Property 2 is straightforward, so let me note how to show property 3 along the same lines as above for vector spaces: suppose we have $M$, $R$, and $T$ as in 3. By property 2, there exists a unique integer $k$ such that $\mathrm{lcm}(a,b)k=M$. But by 1, the property of $M$ in 3 tells us that there is a unique integer $K$ such that $MK=\mathrm{lcm}(a,b)$. Now, $M=KkM$, so $Kk=1$, which implies that $K=k=\pm 1$. Thus, $M=\pm\mathrm{lcm}(a,b)$.
Now, to make the analogy clearer, imagine you have all the integers. If $a$ and $m$ are integers, then draw an arrow from $a$ to $m$ labeled with the integer $x$ if and only if $ax=m$. If $a$ does not divide $m$, then there is no arrow from $a$ to $m$.
Then property 1 above can be rewritten as:

There is an arrow $a\stackrel{r}{\longrightarrow}\mathrm{lcm}(a,b)$, and an arrow $b\stackrel{t}{\longrightarrow}\mathrm{lcm}(a,b)$.
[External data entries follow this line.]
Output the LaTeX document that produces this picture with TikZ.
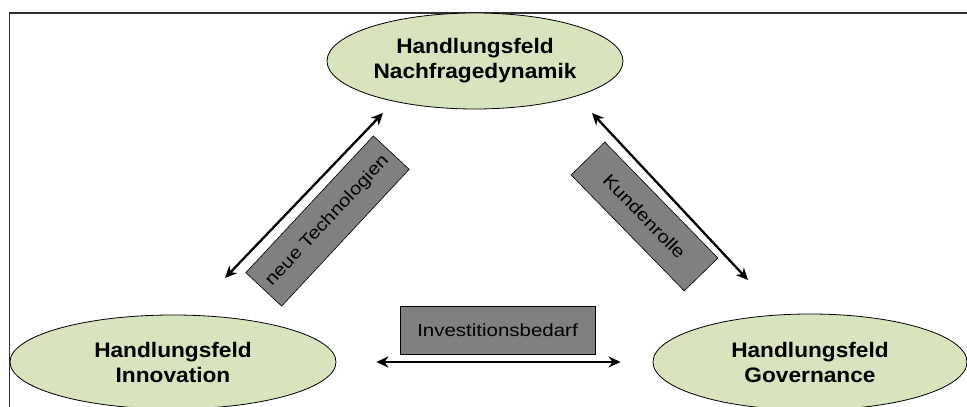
\documentclass[tikz,border=0pt]{standalone}
\usepackage{fontspec}
\setmainfont{Liberation Sans}[FakeStretch=1.17, BoldFeatures={FakeStretch=1.08}]
\usepackage{xcolor}
\usetikzlibrary{shapes.geometric,arrows.meta}
\definecolor{feldgreen}{HTML}{D7E4BD}
\definecolor{labelgray}{HTML}{808080}
\definecolor{framegray}{HTML}{303030}

\begin{document}
\begin{tikzpicture}[x=1pt, y=1pt,
	feld/.style={ellipse, draw=black, line width=.8pt, fill=feldgreen, align=center,
		font=\fontsize{21}{25}\selectfont\bfseries, inner xsep=-12pt, inner ysep=0pt},
	label box/.style={draw=black, line width=.6pt, fill=labelgray,
		font=\fontsize{17.5}{20}\selectfont, inner sep=0pt},
	twoway/.style={line width=2.3pt, {Stealth[length=12pt,width=11pt]}-{Stealth[length=12pt,width=11pt]}}]
	\useasboundingbox (0,0) rectangle (967,407);

	% frame
	\draw[framegray, line width=1.5pt] (9.5,0) -- (9.5,394) -- (967,394);

	% fields
	\node[feld, minimum width=296, minimum height=96] (nachfrage) at (475,346) {Handlungsfeld\\Nachfragedynamik};
	\node[feld, minimum width=326, minimum height=94] (innovation) at (173,45) {Handlungsfeld\\Innovation};
	\node[feld, minimum width=314, minimum height=96] (governance) at (810,45) {Handlungsfeld\\Governance};

	% arrow ends
	\coordinate (tech a) at (225,129);
	\coordinate (tech b) at (383,294);
	\coordinate (kunde a) at (592,294);
	\coordinate (kunde b) at (748,127);

	\draw[twoway] (tech a) -- (tech b);
	\draw[twoway] (kunde a) -- (kunde b);
	\draw[twoway, shorten <=40pt, shorten >=32pt] (innovation.east) -- (governance.west);

	% labels
	\node[label box, minimum width=187, minimum height=49, rotate=47] (tech) at (327.5,186) {neue Technologien};
	\node[label box, minimum width=162, minimum height=47, rotate=-45.7] (kunde) at (644.5,190.5) {Kundenrolle};
	\node[label box, minimum width=195, minimum height=48] (invest) at (497.5,77) {Investitionsbedarf};
\end{tikzpicture}
\end{document}
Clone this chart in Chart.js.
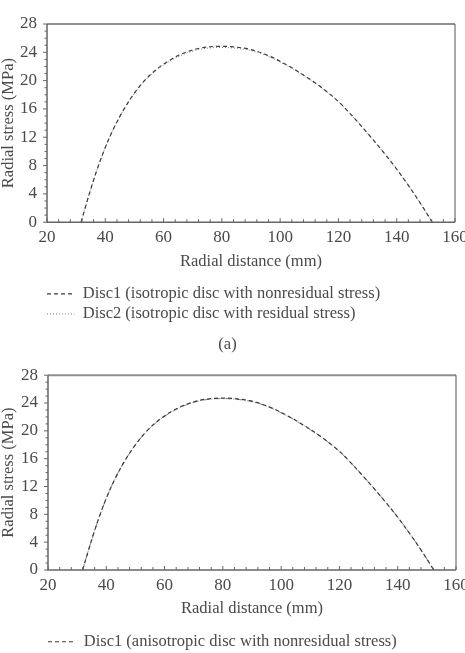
<!DOCTYPE html>
<html>
<head>
<meta charset="utf-8">
<script src="https://cdn.jsdelivr.net/npm/chart.js@4"></script>
<style>
  html, body { margin: 0; padding: 0; background: #fff; }
  body { width: 465px; height: 653px; overflow: hidden; position: relative; }
  .box { position: absolute; left: 0; width: 465px; }
  #boxA { top: 0; height: 355px; }
  #boxB { top: 355px; height: 305px; }
</style>
</head>
<body>
<div class="box" id="boxA"><canvas id="chartA"></canvas></div>
<div class="box" id="boxB"><canvas id="chartB"></canvas></div>
<script>
// radial distance (mm) and radial stress (MPa)
const radiusA = [31.7, 33, 35, 37, 39, 41, 43, 45, 47, 49, 51, 53, 55, 57, 59, 61, 63, 65, 67, 69, 71, 73, 75, 77, 79, 80.5,
    83, 86, 89, 92, 95, 98, 101, 104, 107, 110, 113, 116, 120, 124, 128, 132, 136, 140, 144, 148, 152.2];
const disc1A = [0, 1.89, 4.65, 7.21, 9.51, 11.55, 13.35, 14.95, 16.37, 17.65, 18.79, 19.79, 20.65, 21.4, 22.05, 22.61, 23.1, 23.55, 23.9, 24.2, 24.45, 24.63, 24.75, 24.82, 24.85, 24.85,
    24.8, 24.68, 24.48, 24.15, 23.7, 23.15, 22.5, 21.82, 21.05, 20.25, 19.4, 18.45, 17.05, 15.35, 13.5, 11.6, 9.6, 7.5, 5.2, 2.75, 0];
const disc2A = [0, 1.89, 4.65, 7.21, 9.51, 11.55, 13.35, 14.95, 16.37, 17.62, 18.74, 19.72, 20.56, 21.29, 21.92, 22.47, 22.95, 23.39, 23.73, 24.03, 24.28, 24.46, 24.58, 24.65, 24.68, 24.68,
    24.64, 24.53, 24.34, 24.02, 23.58, 23.04, 22.4, 21.73, 20.97, 20.18, 19.34, 18.41, 17.02, 15.33, 13.5, 11.6, 9.6, 7.5, 5.2, 2.75, 0];

const radiusB = [31.9, 33.2, 35.2, 37.2, 39.2, 41.2, 43.2, 45.2, 47.2, 49.2, 51.2, 53.2, 55.2, 57.2, 59.2, 61.2, 63.2, 65.2, 67.2, 69.2, 71.2, 73.2, 75.2, 77.2, 79.2, 80.7,
    83.2, 86.2, 89.2, 92.2, 95.2, 98.2, 101.2, 104.2, 107.2, 110.2, 113.2, 116.2, 120.2, 124.2, 128.2, 132.2, 136.2, 140.2, 144.2, 148.2, 152.4];
const disc1B = [0, 1.88, 4.62, 7.17, 9.46, 11.49, 13.28, 14.87, 16.28, 17.55, 18.68, 19.67, 20.53, 21.27, 21.92, 22.48, 22.97, 23.41, 23.76, 24.06, 24.31, 24.49, 24.61, 24.68, 24.71, 24.71,
    24.66, 24.54, 24.34, 24.02, 23.57, 23.03, 22.38, 21.71, 20.94, 20.15, 19.31, 18.37, 16.98, 15.29, 13.45, 11.56, 9.57, 7.48, 5.19, 2.75, 0];
const disc2B = [0, 1.88, 4.62, 7.17, 9.46, 11.49, 13.28, 14.87, 16.28, 17.53, 18.65, 19.63, 20.48, 21.21, 21.85, 22.41, 22.9, 23.34, 23.69, 23.99, 24.24, 24.42, 24.54, 24.61, 24.64, 24.64,
    24.59, 24.47, 24.28, 23.96, 23.52, 22.98, 22.34, 21.67, 20.91, 20.12, 19.29, 18.35, 16.97, 15.28, 13.45, 11.56, 9.57, 7.48, 5.19, 2.75, 0];

const xTicks = [20, 40, 60, 80, 100, 120, 140, 160];
const yTicks = [0, 4, 8, 12, 16, 20, 24, 28];

const serif = "'Liberation Serif', 'DejaVu Serif', serif";
const textColor = '#4a4a4a';

function points(xs, ys) {
    return xs.map((x, i) => ({ x: x, y: ys[i] }));
}

// legend samples keep the dash of their line
function dashedLabels(chart) {
    const items = Chart.defaults.plugins.legend.labels.generateLabels(chart);
    items.forEach(item => {
        const ds = chart.data.datasets[item.datasetIndex];
        item.lineDash = ds.borderDash;
        item.strokeStyle = ds.borderColor;
        item.lineWidth = ds.borderWidth;
    });
    return items;
}

// frame round the plot plus the small minor ticks
const framePlugin = {
    id: 'frame',
    afterLayout(chart) {
        // legend starts under the plot, not at the canvas edge
        chart.legend.left += chart.chartArea.left - 3.5;
    },
    afterDraw(chart) {
        const ctx = chart.ctx;
        const a = chart.chartArea;
        const xs = chart.scales.x;
        const ys = chart.scales.y;
        ctx.save();
        ctx.strokeStyle = '#8f8f8f';
        ctx.lineWidth = 2;
        ctx.beginPath();
        ctx.moveTo(a.left, a.top);
        ctx.lineTo(a.right, a.top);
        ctx.stroke();
        ctx.strokeStyle = '#555';
        ctx.lineWidth = 1;
        ctx.beginPath();
        ctx.moveTo(a.right, a.top);
        ctx.lineTo(a.right, a.bottom);
        ctx.stroke();
        ctx.strokeStyle = '#666';
        ctx.lineWidth = 1.5;
        ctx.beginPath();
        ctx.moveTo(a.left, a.top);
        ctx.lineTo(a.left, a.bottom);
        ctx.lineTo(a.right, a.bottom);
        ctx.stroke();
        ctx.lineWidth = 1;
        ctx.beginPath();
        for (let v = xs.min; v <= xs.max; v += 4) {
            const px = xs.getPixelForValue(v);
            ctx.moveTo(px, a.bottom);
            ctx.lineTo(px, a.bottom - (v % 20 === 0 ? 4 : 3));
        }
        for (let v = ys.min; v <= ys.max; v += 1) {
            const py = ys.getPixelForValue(v);
            ctx.moveTo(a.left, py);
            ctx.lineTo(a.left - (v % 4 === 0 ? 4 : 2.5), py);
        }
        ctx.stroke();
        ctx.restore();
    }
};

function makeChart(id, xs, d1, d2, labels, caption, pad) {
    const ctx = document.getElementById(id).getContext('2d');
    return new Chart(ctx, {
        type: 'scatter',
        data: {
            datasets: [{
                label: labels[0],
                data: points(xs, d1),
                showLine: true,
                borderColor: '#3c3c3c',
                backgroundColor: '#fff',
                borderWidth: 1.2,
                borderDash: [4, 3],
                pointRadius: 0,
                cubicInterpolationMode: 'monotone'
            }, {
                label: labels[1],
                data: points(xs, d2),
                showLine: true,
                borderColor: '#7a7a7a',
                backgroundColor: '#fff',
                borderWidth: 1,
                borderDash: labels[1] ? [1, 2] : [6, 2, 1, 2],
                pointRadius: 0,
                cubicInterpolationMode: 'monotone'
            }]
        },
        options: {
            responsive: true,
            maintainAspectRatio: false,
            animation: false,
            layout: {
                padding: { top: pad.top, left: 0, right: pad.right, bottom: 0 }
            },
            plugins: {
                tooltip: { enabled: false },
                legend: {
                    display: true,
                    position: 'bottom',
                    align: 'start',
                    labels: {
                        filter: item => !!item.text,
                        generateLabels: dashedLabels,
                        color: textColor,
                        font: { family: serif, size: 16.5 },
                        usePointStyle: true,
                        pointStyle: 'line',
                        pointStyleWidth: 27.5,
                        boxWidth: 27.5,
                        padding: 3.5
                    }
                },
                title: {
                    display: !!caption,
                    text: caption,
                    position: 'bottom',
                    color: textColor,
                    font: { family: serif, size: 16.5, weight: 'normal' },
                    padding: { top: 3, bottom: 0 }
                }
            },
            scales: {
                x: {
                    type: 'linear',
                    min: 20,
                    max: 160,
                    afterBuildTicks: s => { s.ticks = xTicks.map(v => ({ value: v })); },
                    afterFit: s => { s.height = 60; s.paddingLeft = 0; s.paddingRight = 0; },
                    grid: { display: false, drawTicks: false },
                    border: { display: false },
                    ticks: {
                        color: textColor,
                        font: { family: serif, size: 17 },
                        padding: 5,
                        maxRotation: 0
                    },
                    title: {
                        display: true,
                        text: 'Radial distance (mm)',
                        color: textColor,
                        font: { family: serif, size: 16.5 },
                        padding: { top: 0, bottom: 11 }
                    }
                },
                y: {
                    type: 'linear',
                    min: 0,
                    max: 28,
                    afterBuildTicks: s => { s.ticks = yTicks.map(v => ({ value: v })); },
                    afterFit: s => { s.width = pad.left; },
                    grid: { display: false, drawTicks: false },
                    border: { display: false },
                    ticks: {
                        color: textColor,
                        font: { family: serif, size: 17 },
                        padding: 10
                    },
                    title: {
                        display: true,
                        text: 'Radial stress (MPa)',
                        color: textColor,
                        font: { family: serif, size: 16.5, lineHeight: 1 },
                        padding: { top: 0, bottom: 0 }
                    }
                }
            }
        },
        plugins: [framePlugin]
    });
}

makeChart('chartA', radiusA, disc1A, disc2A,
    ['Disc1 (isotropic disc with nonresidual stress)', 'Disc2 (isotropic disc with residual stress)'],
    '(a)', { top: 24, right: 10, left: 47 });
makeChart('chartB', radiusB, disc1B, disc2B,
    ['Disc1 (anisotropic disc with nonresidual stress)', ''],
    '', { top: 17.3, right: 9, left: 48 });
</script>
</body>
</html>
And property 2 can be rewritten as:

If there are arrows $a\stackrel{m}{\longrightarrow}x$ and $b\stackrel{n}{\longrightarrow}x$, then there exists a unique arrow $\mathrm{lcm}(a,b)\stackrel{k}{\longrightarrow}x$ such that
$$\stackrel{m}{\longrightarrow} = \stackrel{r}{\longrightarrow}\,\stackrel{k}{\longrightarrow}\qquad\text{and}\qquad \stackrel{n}{\longrightarrow} = \stackrel{t}{\longrightarrow}\,\stackrel{k}{\longrightarrow}.$$


So $V\oplus W$ can be characterized, up to isomorphism, in terms of properties related to linear transformations among vector spaces related to $V$ and $W$. And $\mathrm{lcm}(a,b)$ can be characterized, up to sign, in terms of properties related to labeled arrows among integers related to $a$ and $b$. Moreover, the characterizations of each is very similar (if not almost identical) to the other, when viewed solely in terms of existence and uniqueness of these transformations/arrows.
Thus, we can say there is an analogy between the way $V\oplus W$ behaves, relative to (i) $V$ and $W$, (ii) the linear maps $V\to V\oplus W$ and $W\to V\oplus W$, and (iii) all other vector spaces and linear transformations; and the way that $\mathrm{lcm}(a,b)$ behaves, realtive to (i) $a$ and $b$; (ii) the integers $r$ and $t$ such that $ar=\mathrm{lcm}(a,b)$, $bt=\mathrm{lcm}(a,b)$; and (iii) all other integers and divisibility/multiplication of integers. In addition, notice how similar the proofs of items 3, in terms of items 1 and 2 in the properties listed, were; that proof did not really rely on the fact that we had vector spaces and linear transformations, or integers and divisibility statements, but really on just the existence and uniqueness of certain linear transformations/arrows.
In fact, both are instances of what are called coproducts in their respective categories. Category Theory thrives in noticing and abstracting these kinds of similarities among sundry and diverse settings.